Data excerpt =

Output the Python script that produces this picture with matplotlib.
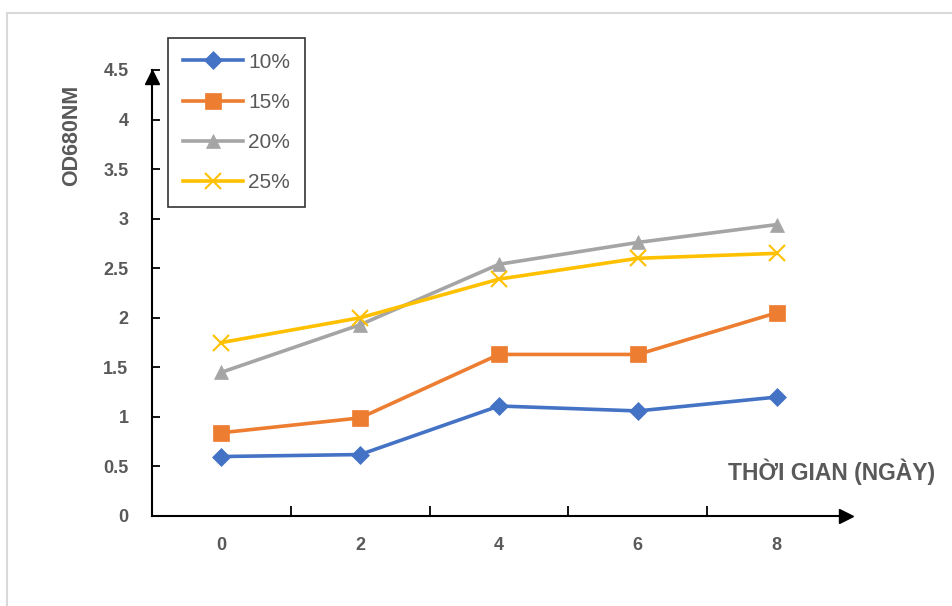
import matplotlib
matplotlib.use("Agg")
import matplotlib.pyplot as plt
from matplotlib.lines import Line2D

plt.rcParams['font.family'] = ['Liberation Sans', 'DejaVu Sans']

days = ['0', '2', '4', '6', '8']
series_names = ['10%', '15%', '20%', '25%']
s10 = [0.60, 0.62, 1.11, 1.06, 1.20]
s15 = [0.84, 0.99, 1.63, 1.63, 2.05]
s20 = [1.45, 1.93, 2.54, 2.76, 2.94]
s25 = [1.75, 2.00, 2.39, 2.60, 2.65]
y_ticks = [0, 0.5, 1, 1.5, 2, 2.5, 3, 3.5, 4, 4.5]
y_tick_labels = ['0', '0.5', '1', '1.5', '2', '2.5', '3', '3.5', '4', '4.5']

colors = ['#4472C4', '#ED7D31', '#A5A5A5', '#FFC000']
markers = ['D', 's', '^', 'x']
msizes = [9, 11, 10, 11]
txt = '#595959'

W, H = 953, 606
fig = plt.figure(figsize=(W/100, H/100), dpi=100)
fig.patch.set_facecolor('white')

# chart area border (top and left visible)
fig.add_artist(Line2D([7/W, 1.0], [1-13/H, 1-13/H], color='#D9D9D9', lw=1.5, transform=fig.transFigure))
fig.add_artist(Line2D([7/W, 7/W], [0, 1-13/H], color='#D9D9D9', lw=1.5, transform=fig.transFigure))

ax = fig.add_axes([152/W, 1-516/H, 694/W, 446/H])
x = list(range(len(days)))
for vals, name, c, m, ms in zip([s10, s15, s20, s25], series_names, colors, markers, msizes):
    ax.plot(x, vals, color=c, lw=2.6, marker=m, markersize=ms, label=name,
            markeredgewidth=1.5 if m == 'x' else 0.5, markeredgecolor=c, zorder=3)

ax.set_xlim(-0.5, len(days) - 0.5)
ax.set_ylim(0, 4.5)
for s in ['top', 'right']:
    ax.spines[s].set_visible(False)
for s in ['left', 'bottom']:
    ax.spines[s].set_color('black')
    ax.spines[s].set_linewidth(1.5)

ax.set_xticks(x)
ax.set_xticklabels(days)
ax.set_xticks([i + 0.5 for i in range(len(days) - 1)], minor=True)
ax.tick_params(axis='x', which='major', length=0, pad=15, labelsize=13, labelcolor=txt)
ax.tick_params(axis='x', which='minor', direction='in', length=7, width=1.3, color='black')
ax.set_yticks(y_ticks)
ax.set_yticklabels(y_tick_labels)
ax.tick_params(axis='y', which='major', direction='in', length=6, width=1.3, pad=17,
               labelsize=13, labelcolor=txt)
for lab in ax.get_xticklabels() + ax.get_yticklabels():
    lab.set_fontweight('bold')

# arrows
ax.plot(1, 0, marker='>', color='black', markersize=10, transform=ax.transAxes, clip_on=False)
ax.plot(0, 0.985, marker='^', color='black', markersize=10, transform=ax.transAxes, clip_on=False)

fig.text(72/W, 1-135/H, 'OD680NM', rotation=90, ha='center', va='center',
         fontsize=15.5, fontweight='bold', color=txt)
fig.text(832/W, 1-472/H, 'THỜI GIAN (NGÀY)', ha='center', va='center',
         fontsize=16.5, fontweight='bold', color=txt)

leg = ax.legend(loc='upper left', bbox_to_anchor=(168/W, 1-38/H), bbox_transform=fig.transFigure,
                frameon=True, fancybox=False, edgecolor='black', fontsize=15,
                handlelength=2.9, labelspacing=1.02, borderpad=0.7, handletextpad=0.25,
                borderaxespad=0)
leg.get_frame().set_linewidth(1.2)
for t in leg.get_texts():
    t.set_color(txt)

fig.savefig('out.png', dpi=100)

Exercise details = Leave the pictures out and please restate exactly the lines running from the start of the material through the one with "txt = '#595959'".

Complete output =
Output the Python script that produces this picture with matplotlib.
import matplotlib
matplotlib.use("Agg")
import matplotlib.pyplot as plt
from matplotlib.lines import Line2D

plt.rcParams['font.family'] = ['Liberation Sans', 'DejaVu Sans']

days = ['0', '2', '4', '6', '8']
series_names = ['10%', '15%', '20%', '25%']
s10 = [0.60, 0.62, 1.11, 1.06, 1.20]
s15 = [0.84, 0.99, 1.63, 1.63, 2.05]
s20 = [1.45, 1.93, 2.54, 2.76, 2.94]
s25 = [1.75, 2.00, 2.39, 2.60, 2.65]
y_ticks = [0, 0.5, 1, 1.5, 2, 2.5, 3, 3.5, 4, 4.5]
y_tick_labels = ['0', '0.5', '1', '1.5', '2', '2.5', '3', '3.5', '4', '4.5']

colors = ['#4472C4', '#ED7D31', '#A5A5A5', '#FFC000']
markers = ['D', 's', '^', 'x']
msizes = [9, 11, 10, 11]
txt = '#595959'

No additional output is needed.